Locals Only Artists

Cate Francis

Saskatoon, SK

Cate is a printmaker and illustrator living in Saskatoon, Saskatchewan. She holds a BFA from the University of Saskatchewan (2008), an MFA from the Nova Scotia College of Art and Design (2014), and a Prairie Horticulture Certificate from the University of Saskatchewan CCDE (2015). Her recent practice focuses on combining her interests in art and ecology into collaborative, community-engaged art projects and public murals. The bulk of her public art is carried out under the umbrella of her Paper Wildlife Conservancy (PWC).

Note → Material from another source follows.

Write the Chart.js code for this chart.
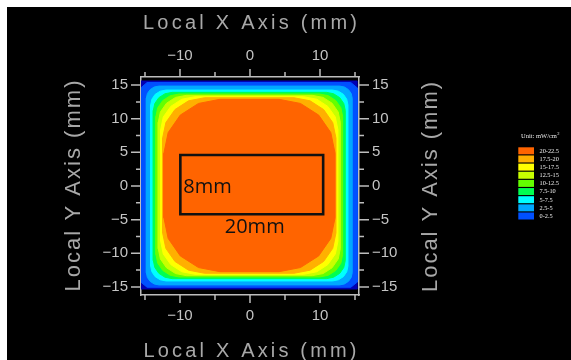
<!DOCTYPE html>
<html>
<head>
<meta charset="utf-8">
<script src="https://cdn.jsdelivr.net/npm/chart.js@4.4.1/dist/chart.umd.min.js"></script>
<style>
  html, body { margin: 0; padding: 0; background: #000; overflow: hidden; }
  #wrap { position: relative; width: 571px; height: 360px; }
</style>
</head>
<body>
<div id="wrap"><canvas id="chart"></canvas></div>
<script>
// axis ticks (mm)
const xTickValues = [-15, -10, -5, 0, 5, 10, 15];
const xTickLabels = ["", "\u221210", "", "0", "", "10", ""];
const yTickValues = [-15, -10, -5, 0, 5, 10, 15];
const yTickLabels = ["\u221215", "\u221210", "\u22125", "0", "5", "10", "15"];
const yMinorTicks = [-12.5, -7.5, -2.5, 2.5, 7.5, 12.5];

const xTitle = "Local X Axis (mm)";
const yTitle = "Local Y Axis (mm)";
const unitTitle = "Unit: mW/cm";

// irradiance levels, low -> high
const levelLabels = ["0-2.5", "2.5-5", "5-7.5", "7.5-10", "10-12.5", "12.5-15", "15-17.5", "17.5-20", "20-22.5"];
const levelColors = ["#0050ff", "#00a8ff", "#00ffff", "#00ff50", "#64ff00", "#c8ff00", "#ffff00", "#ffb000", "#ff6400"];
const underColor = "#0000b4";

const plotEdge = [[-15.57, 15.63], [15.3, 15.63], [15.3, -15.33], [-15.57, -15.33], [-15.57, 15.63]];
const region0 = [[-14.7, 15.38], [14.4, 15.38], [15.3, 14.6], [15.3, -14.3], [14.4, -15.05], [-14.7, -15.05],
  [-15.57, -14.3], [-15.57, 14.6], [-14.7, 15.38]];
const contour2_5 = [[0, 14.85],
  [-13.0, 14.85], [-13.69, 14.71], [-14.27, 14.32], [-14.66, 13.74], [-14.8, 13.05],
  [-14.8, -12.9], [-14.66, -13.59], [-14.27, -14.17], [-13.69, -14.56], [-13.0, -14.7],
  [12.8, -14.7], [13.49, -14.56], [14.07, -14.17], [14.46, -13.59], [14.6, -12.9],
  [14.6, 13.05], [14.46, 13.74], [14.07, 14.32], [13.49, 14.71], [12.8, 14.85],
  [0, 14.85]];
const contour5 = [[0, 14.26],
  [-11.99, 14.26], [-12.83, 14.09], [-13.55, 13.62], [-14.02, 12.9], [-14.19, 12.06],
  [-14.19, -11.91], [-14.02, -12.75], [-13.55, -13.47], [-12.83, -13.94], [-11.99, -14.11],
  [11.79, -14.11], [12.63, -13.94], [13.35, -13.47], [13.82, -12.75], [13.99, -11.91],
  [13.99, 12.06], [13.82, 12.9], [13.35, 13.62], [12.63, 14.09], [11.79, 14.26],
  [0, 14.26]];
const contour7_5 = [[0, 13.92],
  [-11.11, 13.92], [-12.14, 13.71], [-13.02, 13.13], [-13.6, 12.25], [-13.81, 11.22],
  [-13.81, -11.07], [-13.6, -12.1], [-13.02, -12.98], [-12.14, -13.56], [-11.11, -13.77],
  [10.91, -13.77], [11.94, -13.56], [12.82, -12.98], [13.4, -12.1], [13.61, -11.07],
  [13.61, 11.22], [13.4, 12.25], [12.82, 13.13], [11.94, 13.71], [10.91, 13.92],
  [0, 13.92]];
const contour10 = [[0, 13.67],
  [-10.13, 13.67], [-11.39, 13.42], [-12.46, 12.7], [-13.18, 11.63], [-13.43, 10.37],
  [-13.43, -10.22], [-13.18, -11.48], [-12.46, -12.55], [-11.39, -13.27], [-10.13, -13.52],
  [9.93, -13.52], [11.19, -13.27], [12.26, -12.55], [12.98, -11.48], [13.23, -10.22],
  [13.23, 10.37], [12.98, 11.63], [12.26, 12.7], [11.19, 13.42], [9.93, 13.67],
  [0, 13.67]];
const contour12_5 = [[0, 13.47],
  [-9.1, 13.47], [-10.63, 13.17], [-11.93, 12.3], [-12.8, 11.0], [-13.1, 9.47],
  [-13.1, -9.32], [-12.8, -10.85], [-11.93, -12.15], [-10.63, -13.02], [-9.1, -13.32],
  [8.9, -13.32], [10.43, -13.02], [11.73, -12.15], [12.6, -10.85], [12.9, -9.32],
  [12.9, 9.47], [12.6, 11.0], [11.73, 12.3], [10.43, 13.17], [8.9, 13.47],
  [0, 13.47]];
const contour15 = [[0, 13.27],
  [-7.86, 13.27], [-9.74, 12.9], [-11.32, 11.83], [-12.39, 10.25], [-12.76, 8.37],
  [-12.76, -8.22], [-12.39, -10.1], [-11.32, -11.68], [-9.74, -12.75], [-7.86, -13.12],
  [7.66, -13.12], [9.54, -12.75], [11.12, -11.68], [12.19, -10.1], [12.56, -8.22],
  [12.56, 8.37], [12.19, 10.25], [11.12, 11.83], [9.54, 12.9], [7.66, 13.27],
  [0, 13.27]];
const contour17_5 = [[0, 13.12],
  [-6.48, 13.12], [-8.78, 12.66], [-10.72, 11.36], [-12.02, 9.42], [-12.48, 7.12],
  [-12.48, -6.97], [-12.02, -9.27], [-10.72, -11.21], [-8.78, -12.51], [-6.48, -12.97],
  [6.28, -12.97], [8.58, -12.51], [10.52, -11.21], [11.82, -9.27], [12.28, -6.97],
  [12.28, 7.12], [11.82, 9.42], [10.52, 11.36], [8.58, 12.66], [6.28, 13.12],
  [0, 13.12]];
const contour20 = [[0, 12.88],
  [-4.3, 12.88], [-7.36, 12.27], [-9.96, 10.54], [-11.69, 7.94], [-12.3, 4.88],
  [-12.3, -4.73], [-11.69, -7.79], [-9.96, -10.39], [-7.36, -12.12], [-4.3, -12.73],
  [4.15, -12.73], [7.21, -12.12], [9.81, -10.39], [11.54, -7.79], [12.15, -4.73],
  [12.15, 4.88], [11.54, 7.94], [9.81, 10.54], [7.21, 12.27], [4.15, 12.88],
  [0, 12.88]];

// 20 x 8 mm target box and its labels
const boxOutline = [[-9.95, 4.6], [10.45, 4.6], [10.45, -4.2], [-9.95, -4.2], [-9.95, 4.6]];
const boxLabels = ["8mm", "20mm"];
const boxLabelX = [-9.53, 0.67];
const boxLabelY = [-1.0, -7.04];

const regions = [region0, contour2_5, contour5, contour7_5, contour10, contour12_5, contour15, contour17_5, contour20];

const toXY = pts => pts.map(([x, y]) => ({ x, y }));

const datasets = [];
datasets.push({
  data: toXY(boxOutline),
  borderColor: "#111",
  borderWidth: 2.6,
  borderCapStyle: "square",
  borderJoinStyle: "miter",
  fill: false,
  tension: 0,
  order: 0
});
regions.forEach((pts, i) => {
  datasets.push({
    data: toXY(pts),
    borderColor: levelColors[i],
    backgroundColor: levelColors[i],
    borderWidth: 1,
    borderJoinStyle: "round",
    fill: "shape",
    tension: 0,
    order: 20 - i
  });
});
datasets.push({
  data: toXY(plotEdge),
  borderColor: underColor,
  backgroundColor: underColor,
  borderWidth: 0.5,
  fill: "shape",
  tension: 0,
  order: 30
});

const GREY = "#c4c4c4";

function axis(position, min, max, size, ticks, labels, tickLen, pad) {
  const horizontal = position === "top" || position === "bottom";
  return {
    type: "linear",
    position: position,
    min: min,
    max: max,
    grid: { display: false, tickLength: tickLen },
    border: { display: true, color: "#bdbdbd", width: 1.5 },
    ticks: {
      color: GREY,
      font: { family: "Liberation Sans", size: 15 },
      padding: pad,
      maxRotation: 0,
      autoSkip: false,
      callback: (v, i) => labels[i]
    },
    afterBuildTicks: s => { s.ticks = ticks.map(v => ({ value: v })); },
    afterFit: s => { if (horizontal) s.height = size; else s.width = size; }
  };
}

function spacedText(ctx, text, x, y, width, angle) {
  ctx.save();
  ctx.translate(x, y);
  ctx.rotate(angle);
  ctx.letterSpacing = "0px";
  const w = ctx.measureText(text).width;
  ctx.letterSpacing = ((width - w) / (text.length - 1)) + "px";
  ctx.textAlign = "left";
  ctx.textBaseline = "alphabetic";
  ctx.fillText(text, -width / 2, 0);
  ctx.restore();
}

const decor = {
  id: "decor",
  beforeDraw(chart) {
    const ctx = chart.ctx;
    ctx.save();
    ctx.fillStyle = "#000";
    ctx.fillRect(0, 0, chart.width, chart.height);
    ctx.fillStyle = "#fff";
    ctx.fillRect(0, 0, chart.width, 7);
    ctx.fillRect(0, 0, 7, chart.height);
    ctx.restore();
  },
  afterDraw(chart) {
    const ctx = chart.ctx;
    const { left, right, top, bottom } = chart.chartArea;
    const sx = chart.scales.x, sy = chart.scales.y;
    ctx.save();

    // tick marks
    ctx.strokeStyle = "#bdbdbd";
    ctx.lineWidth = 1.5;
    ctx.beginPath();
    xTickValues.forEach((v, i) => {
      const px = sx.getPixelForValue(v);
      const len = xTickLabels[i] ? 8 : 5;
      ctx.moveTo(px, top); ctx.lineTo(px, top - len);
      ctx.moveTo(px, bottom); ctx.lineTo(px, bottom + len);
    });
    yTickValues.forEach(v => {
      const py = sy.getPixelForValue(v);
      ctx.moveTo(left, py); ctx.lineTo(left - 10, py);
      ctx.moveTo(right, py); ctx.lineTo(right + 10, py);
    });
    yMinorTicks.forEach(v => {
      const py = sy.getPixelForValue(v);
      ctx.moveTo(left, py); ctx.lineTo(left - 5, py);
      ctx.moveTo(right, py); ctx.lineTo(right + 5, py);
    });
    ctx.stroke();

    // axis titles
    ctx.fillStyle = "#a8a8a8";
    ctx.font = '20px "Liberation Sans"';
    spacedText(ctx, xTitle, 250, 29, 214, 0);
    spacedText(ctx, xTitle, 250, 357, 213, 0);
    ctx.font = '22px "Liberation Sans"';
    spacedText(ctx, yTitle, 80, 186, 211, -Math.PI / 2);
    spacedText(ctx, yTitle, 437, 187, 210, -Math.PI / 2);

    // box labels
    ctx.fillStyle = "#111";
    ctx.font = '20px "Open Sans"';
    ctx.textBaseline = "alphabetic";
    boxLabels.forEach((t, i) => {
      ctx.textAlign = i === 0 ? "left" : "center";
      ctx.fillText(t, sx.getPixelForValue(boxLabelX[i]), sy.getPixelForValue(boxLabelY[i]));
    });

    // colour legend
    ctx.fillStyle = "#e8e8e8";
    ctx.textAlign = "left";
    ctx.textBaseline = "middle";
    ctx.font = '6.5px "Liberation Serif"';
    ctx.fillText(unitTitle, 521, 136);
    const uw = ctx.measureText(unitTitle).width;
    ctx.font = '4.5px "Liberation Serif"';
    ctx.fillText("2", 521 + uw + 0.3, 133.5);
    ctx.font = '6.3px "Liberation Serif"';
    const n = levelLabels.length;
    for (let k = 0; k < n; k++) {
      const i = n - 1 - k;
      const yTop = 147.3 + k * 8.15;
      ctx.fillStyle = levelColors[i];
      ctx.fillRect(518.3, yTop, 15.7, 7);
      ctx.fillStyle = "#eeeeee";
      ctx.fillText(levelLabels[i], 539.5, yTop + 3.7);
    }
    ctx.restore();
  }
};

new Chart(document.getElementById("chart"), {
  type: "line",
  data: { datasets: datasets },
  options: {
    responsive: true,
    maintainAspectRatio: false,
    animation: false,
    events: [],
    layout: { padding: 0 },
    elements: { point: { radius: 0, hoverRadius: 0 } },
    plugins: {
      legend: { display: false },
      tooltip: { enabled: false },
      filler: { propagate: false }
    },
    scales: {
      x: axis("bottom", -15.57, 15.57, 65, xTickValues, xTickLabels, 8, 4),
      x2: axis("top", -15.57, 15.57, 77, xTickValues, xTickLabels, 8, 4),
      y: axis("left", -16.2, 16.2, 141, yTickValues, yTickLabels, 10, 3),
      y2: axis("right", -16.2, 16.2, 212, yTickValues, yTickLabels, 10, 3)
    }
  },
  plugins: [decor]
});
</script>
</body>
</html>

In 2016, she implemented a Saskatoon-wide wheat paste campaign, engaging residents with local ecology and architecture while fostering a positive awareness of street art in the city. The PWC has since undertaken several hands-on educational projects at: Street Meet (2016), Sherbrooke Community Centre (2016), Nuit Blanche Saskatoon (2016, 2017), and Centennial Collegiate (2017). A gallery component of the project was accepted into the Organization of Saskatchewan Arts Councils’ touring program where it has been encouraging residents across Saskatchewan to engage with the work of the PWC. In addition to her public art practice, Cate is an educator that delivers printmaking courses at a variety of institutions across Canada. Currently, she is a Silkscreen Instructor at Void Gallery and a Drawing Instructor for the University of Saskatchewan’s Certificate of Art and Design program.


Edible Plants in Saskatoon

Saskatoon has many residents who would benefit from increased access to fresh local produce.  Saskatoon also is full of edible plants quietly growing in public spaces that often go unused because of a lack of public knowledge on what plants are safe to eat and where to find them. Cate Francis teamed up with Grade 10 SEED students from Aden Bowman to directly address this knowledge gap by creating an easy to use pocket size guidebook detailing some of the most commonly found edible plants in Saskatoon.  The guide books “Edible Plants in Saskatoon: How to Identify Harvest and Use” were researched, illustrated and printed by the students in June 2018. The booklet is to be followed up with a printed map detailing publicly accessible locations where these edible plants can be found reliably, year after year, around the City with a primary focus on locations within the Riversdale area.